I DO think writers often feel funny saying what they REALLY think about other writers. It isn't that they're reviewing their friends--they're reviewing somebody with whom they sympathize, because they're a writer. The NYTBR, in my view, often feels like little more than a selection of mediocre writers saying other mediocre writers are wonderful, with a smattering of people who don't know what they're talking about poo-poohing excellence. (Our friend Brian Hall's brilliant new novel was snubbed by...wait for it...the NYT drinks columnist a couple weeks ago.)

But anon2 is definitely right--there is no conspiracy, and no MFA cabal. Just some occassional insularity and denial, which you get in any line of work.

David Rochester said...

Good heavens, what an interesting thread.
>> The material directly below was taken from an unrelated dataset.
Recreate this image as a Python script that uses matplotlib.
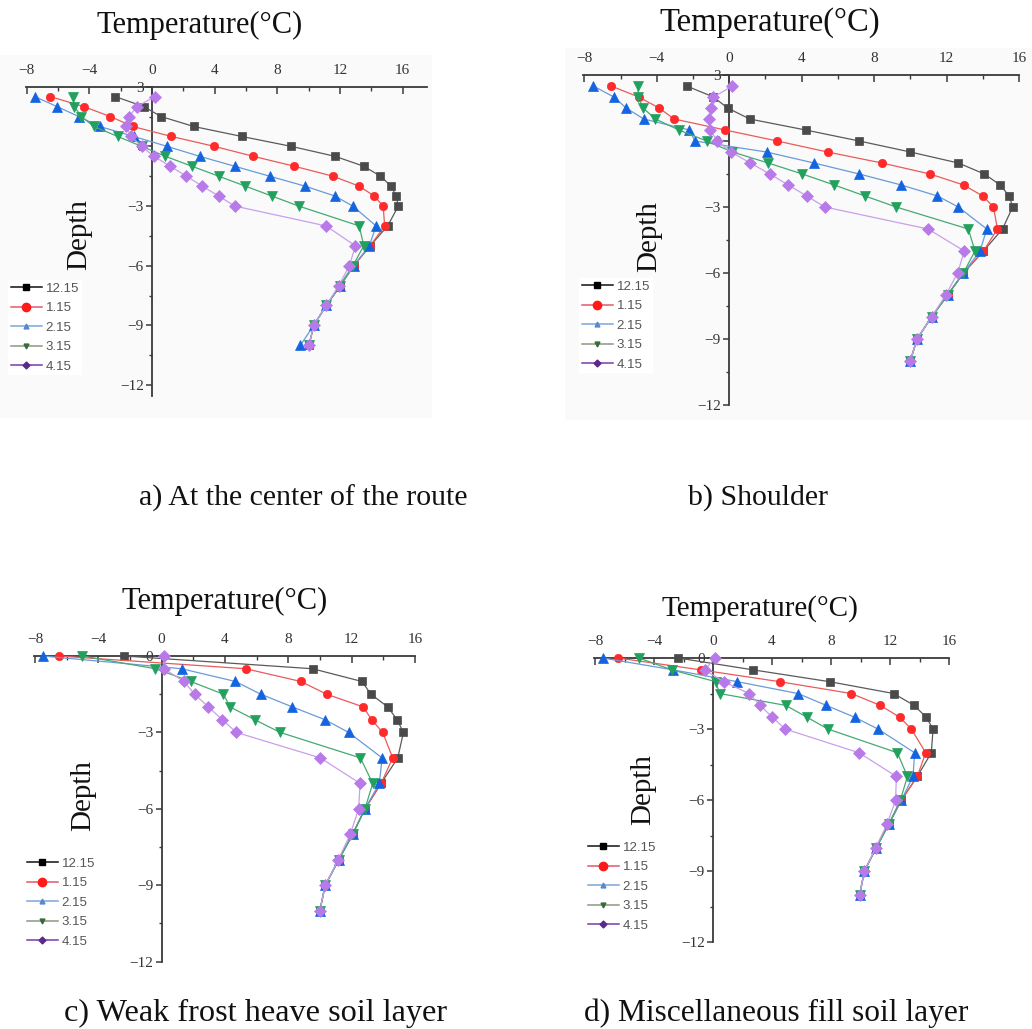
import matplotlib
matplotlib.use("Agg")
import matplotlib.pyplot as plt
from matplotlib.lines import Line2D
from matplotlib.patches import Rectangle

# ---------------- data ----------------
series_labels = ["12.15", "1.15", "2.15", "3.15", "4.15"]

depth_ab = [2.5, 2, 1.5, 1, 0.5, 0, -0.5, -1, -1.5, -2, -2.5, -3, -4, -5, -6, -7, -8, -9, -10]
depth_cd = [0, -0.5, -1, -1.5, -2, -2.5, -3, -4, -5, -6, -7, -8, -9, -10]

# a) At the center of the route
a_1215 = [-2.34, -0.53, 0.58, 2.66, 5.72, 8.89, 11.68, 13.52, 14.58, 15.26, 15.58, 15.72, 15.04, 13.92, 12.87, 12.02, 11.12, 10.32, 10.02]
a_0115 = [-6.48, -4.36, -2.66, -1.23, 1.23, 3.98, 6.47, 9.09, 11.55, 13.22, 14.19, 14.75, 14.85, 13.92, 12.87, 12.02, 11.12, 10.32, 10.02]
a_0215 = [-7.48, -6.06, -4.68, -3.34, -1.17, 0.96, 3.04, 5.28, 7.51, 9.77, 11.68, 12.81, 14.30, 13.87, 12.87, 12.02, 11.12, 10.32, 9.47]
a_0315 = [-5.04, -4.96, -4.51, -3.72, -2.19, -0.66, 0.85, 2.55, 4.26, 5.96, 7.66, 9.36, 13.23, 13.51, 12.82, 11.98, 11.12, 10.32, 10.02]
a_0415 = [0.17, -0.96, -1.47, -1.64, -1.34, -0.66, 0.11, 1.17, 2.19, 3.21, 4.26, 5.28, 11.11, 12.98, 12.60, 11.92, 11.12, 10.32, 10.02]

# b) Shoulder
b_1215 = [-2.35, -0.87, -0.09, 1.13, 4.22, 7.18, 10.00, 12.65, 14.09, 14.96, 15.46, 15.65, 15.09, 14.04, 12.93, 12.06, 11.17, 10.37, 10.00]
b_0115 = [-6.52, -5.00, -3.87, -3.04, -0.22, 2.65, 5.43, 8.43, 11.09, 12.94, 14.00, 14.59, 14.81, 14.04, 12.93, 12.06, 11.17, 10.37, 10.00]
b_0215 = [-7.50, -6.37, -5.69, -4.72, -2.20, -1.89, 2.06, 4.68, 7.18, 9.50, 11.50, 12.65, 14.22, 13.85, 12.93, 12.06, 11.17, 10.37, 10.00]
b_0315 = [-5.04, -5.02, -4.76, -4.07, -2.78, -1.24, 0.18, 2.15, 4.04, 5.80, 7.50, 9.22, 13.20, 13.57, 12.93, 12.06, 11.17, 10.37, 10.00]
b_0415 = [0.18, -0.87, -1.02, -1.11, -1.07, -0.65, 0.09, 1.17, 2.24, 3.26, 4.28, 5.28, 10.98, 12.98, 12.61, 11.96, 11.17, 10.37, 10.00]

# c) Weak frost heave soil layer
c_1215 = [-2.35, 9.53, 12.65, 13.22, 14.28, 14.87, 15.27, 14.91, 13.86, 12.84, 12.06, 11.18, 10.33, 9.99]
c_0115 = [-6.50, 5.31, 8.79, 10.42, 12.74, 13.26, 13.96, 14.59, 13.86, 12.84, 12.06, 11.18, 10.33, 9.99]
c_0215 = [-7.50, 1.26, 4.66, 6.26, 8.26, 10.31, 11.81, 13.92, 13.75, 12.84, 12.06, 11.18, 10.33, 9.99]
c_0315 = [-5.00, -0.39, 1.83, 3.90, 4.32, 5.88, 7.48, 12.55, 13.33, 12.84, 12.06, 11.18, 10.33, 9.99]
c_0415 = [0.14, 0.14, 1.41, 2.08, 2.95, 3.83, 4.72, 10.02, 12.53, 12.44, 11.91, 11.15, 10.33, 9.99]

# d) Miscellaneous fill soil layer
d_1215 = [-2.37, 2.71, 7.91, 12.25, 13.63, 14.46, 14.92, 14.80, 13.85, 12.77, 11.93, 11.07, 10.26, 9.94]
d_0115 = [-6.44, -0.84, 4.52, 9.38, 11.34, 12.66, 13.45, 14.42, 13.85, 12.77, 11.93, 11.07, 10.26, 9.94]
d_0215 = [-7.46, -2.71, 1.65, 5.76, 7.68, 9.60, 11.19, 13.67, 13.56, 12.77, 11.93, 11.07, 10.26, 9.94]
d_0315 = [-5.02, -2.80, 0.18, 0.45, 4.93, 6.37, 7.80, 12.50, 13.18, 12.70, 11.93, 11.07, 10.26, 9.94]
d_0415 = [0.14, -0.56, 0.72, 2.44, 3.21, 4.02, 4.90, 9.90, 12.43, 12.38, 11.81, 11.03, 10.26, 9.94]

x_major = [-8, -4, 0, 4, 8, 12, 16]
y_major_ab = [3, 0, -3, -6, -9, -12]
y_major_cd = [0, -3, -6, -9, -12]

title_text = "Temperature(\u00b0C)"
ylabel_text = "Depth"
captions = ["a) At the center of the route", "b) Shoulder",
            "c) Weak frost heave soil layer", "d) Miscellaneous fill soil layer"]

# ---------------- styles ----------------
W, H = 1032, 1029
SERIF = "Liberation Serif"
SANS = "Liberation Sans"
AX_COL = "#3a3a3a"
line_cols = ["#5a5a5a", "#ea5a5a", "#6a9ad8", "#45aa72", "#c8a0ea"]
mark_cols = ["#4a4a4a", "#ff2a2a", "#1464e0", "#22a05e", "#b87ae8"]
markers = ["s", "o", "^", "v", "D"]
msizes = [5.5, 6.0, 7.5, 7.5, 6.0]
leg_line_cols = ["#111111", "#e05a6a", "#7aa6da", "#8a9a80", "#7a3aa8"]
leg_mark_cols = ["#000000", "#ff1a1a", "#5a88d0", "#3a6a3a", "#5a2a8a"]
leg_msizes = [5, 6, 3.5, 3.5, 3.5]

fig = plt.figure(figsize=(W / 100, H / 100), dpi=100)
fig.patch.set_facecolor("white")

# faint scan backgrounds
for (x0, y0, x1, y1) in [(0, 55, 432, 418), (565, 48, 1032, 420)]:
    fig.patches.append(Rectangle((x0 / W, 1 - y1 / H), (x1 - x0) / W, (y1 - y0) / H,
                                 transform=fig.transFigure, facecolor="#fafafa",
                                 edgecolor="none", zorder=-10))


def make_axes(box, xlim, ylim, yticks):
    l, t, r, b = box
    ax = fig.add_axes([l / W, 1 - b / H, (r - l) / W, (b - t) / H])
    ax.set_xlim(*xlim)
    ax.set_ylim(*ylim)
    ax.patch.set_alpha(0)
    ax.spines["right"].set_visible(False)
    ax.spines["bottom"].set_visible(False)
    ax.spines["left"].set_position(("data", 0))
    for s in ("top", "left"):
        ax.spines[s].set_color(AX_COL)
        ax.spines[s].set_linewidth(1.3)
    ax.xaxis.set_ticks_position("top")
    ax.set_xticks(x_major)
    ax.set_xticks([-6, -2, 2, 6, 10, 14], minor=True)
    ax.set_yticks(yticks)
    ax.set_yticks([v - 1.5 for v in yticks[:-1]], minor=True)
    ax.tick_params(axis="x", which="major", direction="in", length=5, width=1.1,
                   pad=7, labelsize=11, color=AX_COL, labelcolor="#333333")
    ax.tick_params(axis="x", which="minor", direction="in", length=3, width=1.0, color=AX_COL)
    ax.tick_params(axis="y", which="major", direction="out", length=4, width=1.1,
                   pad=2, labelsize=11, color=AX_COL, labelcolor="#333333")
    ax.tick_params(axis="y", which="minor", direction="out", length=2.5, width=1.0, color=AX_COL)
    for lab in ax.get_xticklabels() + ax.get_yticklabels():
        lab.set_fontfamily(SERIF)
    return ax


def plot_panel(ax, depth, series):
    for i, vals in enumerate(series):
        ax.plot(vals, depth, color=line_cols[i], lw=0.9, marker=markers[i],
                ms=msizes[i], mfc=mark_cols[i], mec=mark_cols[i], mew=0.5,
                clip_on=False, zorder=3 + i)


def add_legend(ax, x_px, y_top_px):
    handles = [Line2D([0], [0], color=leg_line_cols[i], lw=1.1, marker=markers[i],
                      ms=leg_msizes[i], mfc=leg_mark_cols[i], mec=leg_mark_cols[i])
               for i in range(5)]
    leg = ax.legend(handles, series_labels, loc="upper left",
                    bbox_to_anchor=(x_px / W, 1 - y_top_px / H),
                    bbox_transform=fig.transFigure, frameon=True, fancybox=False,
                    facecolor="white", edgecolor="none", framealpha=1,
                    borderpad=0.2, borderaxespad=0, handlelength=2.4,
                    handletextpad=0.25, labelspacing=0.55,
                    prop={"family": SANS, "size": 9.5})
    for t in leg.get_texts():
        t.set_color("#555555")
    return leg


panels = [
    dict(box=(25.9, 86.7, 427, 396), xlim=(-8.05, 17.55), ylim=(-12.55, 3), yt=y_major_ab,
         depth=depth_ab, series=[a_1215, a_0115, a_0215, a_0315, a_0415],
         title=(200, 25, 22), depthpos=(79, 235), cap=(303, 498, 21.5), leg=(8, 280)),
    dict(box=(583.4, 75, 1019, 405), xlim=(-8.05, 16.0), ylim=(-12, 3), yt=y_major_ab,
         depth=depth_ab, series=[b_1215, b_0115, b_0215, b_0315, b_0415],
         title=(770, 23, 23.5), depthpos=(649, 237), cap=(758, 498, 21.5), leg=(579, 278)),
    dict(box=(34.2, 656, 415, 961.7), xlim=(-8.05, 16.0), ylim=(-12, 0), yt=y_major_cd,
         depth=depth_cd, series=[c_1215, c_0115, c_0215, c_0315, c_0415],
         title=(225, 601, 22), depthpos=(83, 796), cap=(256, 1013, 23.2), leg=(24, 855)),
    dict(box=(594.3, 658, 949, 942.3), xlim=(-8.05, 16.0), ylim=(-12, 0), yt=y_major_cd,
         depth=depth_cd, series=[d_1215, d_0115, d_0215, d_0315, d_0415],
         title=(760, 609, 21), depthpos=(643, 790), cap=(776, 1013, 22.6), leg=(585, 839)),
]

for k, p in enumerate(panels):
    ax = make_axes(p["box"], p["xlim"], p["ylim"], p["yt"])
    plot_panel(ax, p["depth"], p["series"])
    add_legend(ax, *p["leg"])
    tx, ty, ts = p["title"]
    fig.text(tx / W, 1 - ty / H, title_text, ha="center", va="center",
             fontfamily=SERIF, fontsize=ts, color="#111111")
    dx, dy = p["depthpos"]
    fig.text(dx / W, 1 - dy / H, ylabel_text, ha="center", va="center", rotation=90,
             fontfamily=SERIF, fontsize=21, color="#111111")
    cx, cy, cs = p["cap"]
    fig.text(cx / W, 1 - cy / H, captions[k], ha="center", va="center",
             fontfamily=SERIF, fontsize=cs, color="#111111")

fig.savefig("out.png", dpi=100, facecolor="white")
I think one tricky piece of all of this is that to a large extent, the experience of art is subjective to the person experiencing it. I'm not sure I'm really qualified to know what is mediocre and what isn't, but I do know what I like. I know what I like to see in a story, and in a book, and yada yada.

I think my opinion, and/or reviews of books I read, would be most useful to people who share my aesthetic sense. That's probably true of most professional critics, as well. Just because someone is a so-called professional doesn't mean that he is free of personal bias.

I do think that in general, there isn't enough honesty/accountability in the arts, but I think the lack has more to do with failing to require artists to be emotionally accountable than it does with failure of craft. There's a lot of techinically sound writing out there that doesn't take any risks. And it's risk that makes art, IMO.